At the start of intra-day trading, February gold opened at Rs.47953, fell from a high of Rs.48030 points to a low of Rs.47857.00 with a rise of 66 points, a trend of around Rs.47969 and March Silver opened at Rs.61606, fell from a high of Rs.61719 points to a low of Rs.61280, with a decline of 94 points, a trend of around Rs.61422.
Meanwhile, Union Minister of Micro, Small and Medium Enterprises (MSME) Narayan Rane has urged Indian entrepreneurs to take advantage of closure of factories in China. He said Indian industrialists should start manufacturing the products which are no longer produced in China. He noted that China is number one in the world in terms of production and it is leading with 64 per cent share in global manufacturing. However, many companies are shutting down in that country.

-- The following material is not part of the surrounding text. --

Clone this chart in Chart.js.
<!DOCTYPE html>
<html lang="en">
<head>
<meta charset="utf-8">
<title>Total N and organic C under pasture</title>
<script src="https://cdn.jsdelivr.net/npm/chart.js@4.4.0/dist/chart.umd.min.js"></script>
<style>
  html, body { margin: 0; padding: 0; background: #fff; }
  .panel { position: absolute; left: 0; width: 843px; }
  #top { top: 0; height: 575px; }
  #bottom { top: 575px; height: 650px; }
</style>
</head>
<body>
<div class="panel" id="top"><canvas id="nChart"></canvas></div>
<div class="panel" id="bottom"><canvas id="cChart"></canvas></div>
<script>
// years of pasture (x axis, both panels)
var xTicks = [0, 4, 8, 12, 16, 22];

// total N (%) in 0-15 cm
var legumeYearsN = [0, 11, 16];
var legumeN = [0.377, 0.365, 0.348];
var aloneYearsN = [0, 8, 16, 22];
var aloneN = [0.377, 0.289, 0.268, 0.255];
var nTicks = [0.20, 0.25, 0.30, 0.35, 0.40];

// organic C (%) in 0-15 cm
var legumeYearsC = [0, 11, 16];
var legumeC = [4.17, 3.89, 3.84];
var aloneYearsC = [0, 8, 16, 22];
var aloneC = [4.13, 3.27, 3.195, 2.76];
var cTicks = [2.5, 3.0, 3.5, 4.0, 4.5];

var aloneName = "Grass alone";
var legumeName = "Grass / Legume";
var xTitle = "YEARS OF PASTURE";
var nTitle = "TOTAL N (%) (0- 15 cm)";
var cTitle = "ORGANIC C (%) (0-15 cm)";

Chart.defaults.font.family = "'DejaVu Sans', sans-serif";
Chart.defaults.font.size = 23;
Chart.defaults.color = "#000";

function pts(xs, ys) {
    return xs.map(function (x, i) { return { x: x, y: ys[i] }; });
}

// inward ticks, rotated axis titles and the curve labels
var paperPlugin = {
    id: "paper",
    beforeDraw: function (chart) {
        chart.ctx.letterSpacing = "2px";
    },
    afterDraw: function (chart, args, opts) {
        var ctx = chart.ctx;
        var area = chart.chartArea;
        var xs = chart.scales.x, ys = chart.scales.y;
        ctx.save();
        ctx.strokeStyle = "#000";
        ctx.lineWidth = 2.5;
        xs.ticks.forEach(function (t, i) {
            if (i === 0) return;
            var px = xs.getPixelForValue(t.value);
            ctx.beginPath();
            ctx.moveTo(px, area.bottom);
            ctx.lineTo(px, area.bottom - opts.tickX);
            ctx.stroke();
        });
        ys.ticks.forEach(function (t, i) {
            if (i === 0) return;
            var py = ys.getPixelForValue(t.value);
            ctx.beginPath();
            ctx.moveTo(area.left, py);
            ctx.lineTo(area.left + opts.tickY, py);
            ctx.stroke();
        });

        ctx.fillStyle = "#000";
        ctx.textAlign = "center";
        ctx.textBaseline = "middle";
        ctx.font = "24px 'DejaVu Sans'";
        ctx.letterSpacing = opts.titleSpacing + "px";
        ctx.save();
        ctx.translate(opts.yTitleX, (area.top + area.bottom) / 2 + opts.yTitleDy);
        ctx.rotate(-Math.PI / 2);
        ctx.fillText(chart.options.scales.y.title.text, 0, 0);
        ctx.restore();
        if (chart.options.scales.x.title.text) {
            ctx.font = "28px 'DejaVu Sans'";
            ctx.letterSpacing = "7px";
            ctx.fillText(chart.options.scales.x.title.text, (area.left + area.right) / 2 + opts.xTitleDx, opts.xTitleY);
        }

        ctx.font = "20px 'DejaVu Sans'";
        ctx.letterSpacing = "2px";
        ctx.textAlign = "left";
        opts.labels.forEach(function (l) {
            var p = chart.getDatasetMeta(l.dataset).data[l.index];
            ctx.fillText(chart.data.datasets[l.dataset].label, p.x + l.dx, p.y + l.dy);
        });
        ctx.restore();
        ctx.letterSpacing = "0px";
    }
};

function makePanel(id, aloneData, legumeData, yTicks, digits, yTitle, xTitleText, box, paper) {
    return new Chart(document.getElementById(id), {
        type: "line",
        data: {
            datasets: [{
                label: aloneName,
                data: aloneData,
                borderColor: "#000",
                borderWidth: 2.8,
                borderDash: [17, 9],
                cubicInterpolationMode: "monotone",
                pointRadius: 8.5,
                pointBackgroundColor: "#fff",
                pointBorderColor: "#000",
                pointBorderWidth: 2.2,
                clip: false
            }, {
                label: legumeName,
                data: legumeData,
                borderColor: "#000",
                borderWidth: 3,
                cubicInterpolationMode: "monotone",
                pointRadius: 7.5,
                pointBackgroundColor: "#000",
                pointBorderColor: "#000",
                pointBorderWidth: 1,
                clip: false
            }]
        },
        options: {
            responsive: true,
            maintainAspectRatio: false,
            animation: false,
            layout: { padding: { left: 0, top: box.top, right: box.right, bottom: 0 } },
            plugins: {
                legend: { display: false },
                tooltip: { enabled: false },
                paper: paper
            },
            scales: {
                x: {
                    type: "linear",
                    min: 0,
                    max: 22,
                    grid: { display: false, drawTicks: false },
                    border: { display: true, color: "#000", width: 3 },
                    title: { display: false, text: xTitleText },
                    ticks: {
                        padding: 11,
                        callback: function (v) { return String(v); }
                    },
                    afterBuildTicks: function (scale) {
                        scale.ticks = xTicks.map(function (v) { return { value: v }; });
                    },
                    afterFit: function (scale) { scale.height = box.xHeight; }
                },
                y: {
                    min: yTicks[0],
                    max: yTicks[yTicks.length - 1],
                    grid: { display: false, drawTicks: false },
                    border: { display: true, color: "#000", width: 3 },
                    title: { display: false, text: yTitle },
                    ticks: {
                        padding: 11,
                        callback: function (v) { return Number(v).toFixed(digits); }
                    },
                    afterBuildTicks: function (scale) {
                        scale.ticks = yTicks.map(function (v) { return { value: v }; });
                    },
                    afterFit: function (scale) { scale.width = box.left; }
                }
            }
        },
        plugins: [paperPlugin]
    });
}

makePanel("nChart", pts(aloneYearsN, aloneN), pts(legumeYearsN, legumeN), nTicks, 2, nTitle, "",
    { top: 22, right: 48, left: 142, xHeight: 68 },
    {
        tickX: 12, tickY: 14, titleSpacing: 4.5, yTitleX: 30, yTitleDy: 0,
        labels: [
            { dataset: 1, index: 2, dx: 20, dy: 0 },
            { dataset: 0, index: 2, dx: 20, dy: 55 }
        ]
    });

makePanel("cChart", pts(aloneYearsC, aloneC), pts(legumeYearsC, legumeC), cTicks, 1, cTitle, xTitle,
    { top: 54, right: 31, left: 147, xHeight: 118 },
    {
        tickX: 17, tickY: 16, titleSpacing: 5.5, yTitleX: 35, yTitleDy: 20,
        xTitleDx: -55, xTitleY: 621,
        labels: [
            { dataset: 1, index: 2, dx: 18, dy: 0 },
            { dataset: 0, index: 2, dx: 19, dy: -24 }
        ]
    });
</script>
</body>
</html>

The minister said 'we should also take up marketing and export of these products. At present, India's manufacturing share is nearly 6 percent. If we add another 10 per cent, our GDP would increase significantly. This will help the country become a super power’. He also said the latest machinery should be used for manufacturing the products which are no longer made in China, so that India can capture global markets by maintaining quality.

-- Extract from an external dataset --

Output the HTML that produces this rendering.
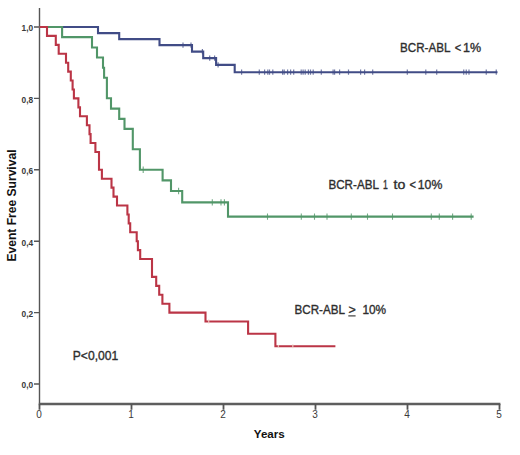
<!DOCTYPE html>
<html><head><meta charset="utf-8"><style>
html,body{margin:0;padding:0;background:#fff;}
body{width:520px;height:455px;overflow:hidden;}
svg{display:block;}
</style></head><body>
<svg width="520" height="455" viewBox="0 0 520 455"><path d="M39.5,8 V404" stroke="#555555" stroke-width="1.4" fill="none"/><path d="M38.8,404 H500.4" stroke="#5e5e5e" stroke-width="2.6" fill="none"/><path d="M34,384.0H39.5M34,312.6H39.5M34,241.2H39.5M34,169.8H39.5M34,98.4H39.5M34,27.0H39.5" stroke="#555555" stroke-width="1.4" fill="none"/><path d="M39.5,404V409.7M131.5,404V409.7M223.5,404V409.7M315.5,404V409.7M407.5,404V409.7M499.5,404V409.7" stroke="#555555" stroke-width="1.8" fill="none"/><path d="M39.5,27 H98 V33.1 H119.2 V39.1 H159.5 V45.1 H192 V51.6 H203.2 V58.1 H216.1 V64.9 H234.7 V72.2 H497.5" stroke="#414c86" stroke-width="2.1" fill="none"/><path d="M183,42.50V47.70M191,42.50V47.70M202.4,49.00V54.20M209.7,55.50V60.70M214.6,55.50V60.70M218.1,62.30V67.50M241.6,69.60V74.80M259.3,69.60V74.80M264.6,69.60V74.80M267.8,69.60V74.80M269.5,69.60V74.80M272.8,69.60V74.80M282.6,69.60V74.80M284.2,69.60V74.80M287.6,69.60V74.80M290.6,69.60V74.80M293.7,69.60V74.80M301.2,69.60V74.80M303.1,69.60V74.80M305.2,69.60V74.80M308.4,69.60V74.80M310.5,69.60V74.80M313.2,69.60V74.80M321.3,69.60V74.80M333.1,69.60V74.80M334.6,69.60V74.80M339.6,69.60V74.80M348.5,69.60V74.80M360.6,69.60V74.80M364.6,69.60V74.80M372.7,69.60V74.80M407.3,69.60V74.80M425.8,69.60V74.80M436.7,69.60V74.80M463.75,69.60V74.80M466.25,69.60V74.80M469,69.60V74.80M486.25,69.60V74.80M496.25,69.60V74.80" stroke="#414c86" stroke-width="1.2" stroke-opacity="0.75" fill="none"/><path d="M39.5,27 H62.1 V37.1 H92 V47.5 H97 V57.5 H103 V67.8 H104.1 V77.8 H106.9 V98.2 H111 V108.6 H119.2 V118.9 H124.5 V128.9 H132.8 V149.3 H139.9 V169.7 H162.6 V180.4 H171 V191 H182.2 V202.4 H228 V216.6 H473.6" stroke="#519668" stroke-width="2.1" fill="none"/><path d="M143.2,166.50V172.90M178.6,187.80V194.20M212.3,199.20V205.60M221,199.20V205.60M224.4,199.20V205.60M267.5,213.40V219.80M301.3,213.40V219.80M314.5,213.40V219.80M327,213.40V219.80M351.3,213.40V219.80M367.5,213.40V219.80M392.5,213.40V219.80M431.3,213.40V219.80M439.3,213.40V219.80M452.6,213.40V219.80M471.2,213.40V219.80" stroke="#519668" stroke-width="1.1" stroke-opacity="0.8" fill="none"/><path d="M39.5,27 H47 V35.92 H55.8 V44.85 H58.7 V53.78 H66 V62.7 H68.2 V71.62 H70.8 V80.55 H72.6 V89.48 H73.9 V98.4 H78.4 V107.33 H80 V116.25 H86.9 V125.18 H89.5 V134.1 H90.6 V143.03 H95.4 V151.95 H99 V169.8 H101.9 V178.73 H111.5 V187.65 H113.5 V196.58 H117 V205.5 H127.4 V214.43 H128.7 V223.35 H130.2 V232.28 H136.7 V241.2 H137.9 V250.13 H140.2 V259.05 H152 V276.9 H156.2 V285.83 H159.2 V294.75 H162.4 V303.68 H169.4 V312.6 H205.5 V321.53 H248.1 V333.8 H275.4 V346.3 H335.4" stroke="#bb3546" stroke-width="2.1" fill="none"/><path d="M208.7,319.5V323.5M292.8,344.3V348.3M278.4,345V348" stroke="#f0d2c8" stroke-width="1.3" stroke-opacity="0.8" fill="none"/><text x="33.2" y="388.4" font-family="Liberation Sans, sans-serif" font-size="9.4" font-weight="bold" fill="#3a3a3a" text-anchor="end" textLength="11.6" lengthAdjust="spacingAndGlyphs">0,0</text><text x="33.2" y="317.0" font-family="Liberation Sans, sans-serif" font-size="9.4" font-weight="bold" fill="#3a3a3a" text-anchor="end" textLength="11.6" lengthAdjust="spacingAndGlyphs">0,2</text><text x="33.2" y="245.6" font-family="Liberation Sans, sans-serif" font-size="9.4" font-weight="bold" fill="#3a3a3a" text-anchor="end" textLength="11.6" lengthAdjust="spacingAndGlyphs">0,4</text><text x="33.2" y="174.2" font-family="Liberation Sans, sans-serif" font-size="9.4" font-weight="bold" fill="#3a3a3a" text-anchor="end" textLength="11.6" lengthAdjust="spacingAndGlyphs">0,6</text><text x="33.2" y="102.8" font-family="Liberation Sans, sans-serif" font-size="9.4" font-weight="bold" fill="#3a3a3a" text-anchor="end" textLength="11.6" lengthAdjust="spacingAndGlyphs">0,8</text><text x="33.2" y="31.4" font-family="Liberation Sans, sans-serif" font-size="9.4" font-weight="bold" fill="#3a3a3a" text-anchor="end" textLength="11.6" lengthAdjust="spacingAndGlyphs">1,0</text><text x="39.1" y="418.3" font-family="Liberation Sans, sans-serif" font-size="10" fill="#3a3a3a" text-anchor="middle">0</text><text x="131.1" y="418.3" font-family="Liberation Sans, sans-serif" font-size="10" fill="#3a3a3a" text-anchor="middle">1</text><text x="223.1" y="418.3" font-family="Liberation Sans, sans-serif" font-size="10" fill="#3a3a3a" text-anchor="middle">2</text><text x="315.1" y="418.3" font-family="Liberation Sans, sans-serif" font-size="10" fill="#3a3a3a" text-anchor="middle">3</text><text x="407.1" y="418.3" font-family="Liberation Sans, sans-serif" font-size="10" fill="#3a3a3a" text-anchor="middle">4</text><text x="499.1" y="418.3" font-family="Liberation Sans, sans-serif" font-size="10" fill="#3a3a3a" text-anchor="middle">5</text><text x="269.3" y="437.6" font-family="Liberation Sans, sans-serif" font-size="11.8" font-weight="bold" fill="#111" text-anchor="middle" textLength="31" lengthAdjust="spacingAndGlyphs">Years</text><text transform="translate(16.0,205.5) rotate(-90)" font-family="Liberation Sans, sans-serif" font-size="12.1" font-weight="bold" fill="#111" text-anchor="middle" textLength="112" lengthAdjust="spacingAndGlyphs">Event Free Survival</text><text x="400.05" y="51.9" font-family="Liberation Sans, sans-serif" font-size="12.3" fill="#2e2e2e" stroke="#2e2e2e" stroke-width="0.35" textLength="50.44" lengthAdjust="spacingAndGlyphs">BCR-ABL</text><text x="454.8" y="51.9" font-family="Liberation Sans, sans-serif" font-size="12.3" fill="#2e2e2e" stroke="#2e2e2e" stroke-width="0.35" textLength="6.47" lengthAdjust="spacingAndGlyphs">&lt;</text><text x="462.98" y="51.9" font-family="Liberation Sans, sans-serif" font-size="12.3" fill="#2e2e2e" stroke="#2e2e2e" stroke-width="0.35" textLength="18.1" lengthAdjust="spacingAndGlyphs">1%</text><text x="328.45" y="188.7" font-family="Liberation Sans, sans-serif" font-size="12.3" fill="#2e2e2e" stroke="#2e2e2e" stroke-width="0.35" textLength="50.44" lengthAdjust="spacingAndGlyphs">BCR-ABL</text><text x="383.1" y="188.7" font-family="Liberation Sans, sans-serif" font-size="12.3" fill="#2e2e2e" stroke="#2e2e2e" stroke-width="0.35" textLength="4.79" lengthAdjust="spacingAndGlyphs">1</text><text x="393.5" y="188.7" font-family="Liberation Sans, sans-serif" font-size="12.3" fill="#2e2e2e" stroke="#2e2e2e" stroke-width="0.35" textLength="11.81" lengthAdjust="spacingAndGlyphs">to</text><text x="409.6" y="188.7" font-family="Liberation Sans, sans-serif" font-size="12.3" fill="#2e2e2e" stroke="#2e2e2e" stroke-width="0.35" textLength="6.47" lengthAdjust="spacingAndGlyphs">&lt;</text><text x="417.8" y="188.7" font-family="Liberation Sans, sans-serif" font-size="12.3" fill="#2e2e2e" stroke="#2e2e2e" stroke-width="0.35" textLength="24.52" lengthAdjust="spacingAndGlyphs">10%</text><text x="294.55" y="313.9" font-family="Liberation Sans, sans-serif" font-size="12.3" fill="#2e2e2e" stroke="#2e2e2e" stroke-width="0.35" textLength="50.44" lengthAdjust="spacingAndGlyphs">BCR-ABL</text><text x="348.5" y="313.9" font-family="Liberation Sans, sans-serif" font-size="12.3" fill="#2e2e2e" stroke="#2e2e2e" stroke-width="0.35" textLength="7.29" lengthAdjust="spacingAndGlyphs">&gt;</text><text x="362.44" y="313.9" font-family="Liberation Sans, sans-serif" font-size="12.3" fill="#2e2e2e" stroke="#2e2e2e" stroke-width="0.35" textLength="23.7" lengthAdjust="spacingAndGlyphs">10%</text><path d="M348.3,315.9H355.6" stroke="#2e2e2e" stroke-width="1.1"/><text x="72.82" y="360.2" font-family="Liberation Sans, sans-serif" font-size="12.3" fill="#2e2e2e" stroke="#2e2e2e" stroke-width="0.35" textLength="45.34" lengthAdjust="spacingAndGlyphs">P&lt;0,001</text></svg>
</body></html>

Rane also emphasized the importance of having an ‘industrial environment’. He said a flourishing industrial environment brings stability to society by providing innovative solutions and also inspires the younger generation to think creatively and dares them to take the plunge. Hence, he said the emphasis on MSME growth and sustenance is a must.
Technically, the important key resistances are placed in Nifty future are at 17007 levels, which could offer for the market on the higher side. Sustainability above this zone would signal opens the door for a directional up move with immediate resistances seen at 17037 – 17077 levels. Immediate support is placed at 16880 – 16808 levels.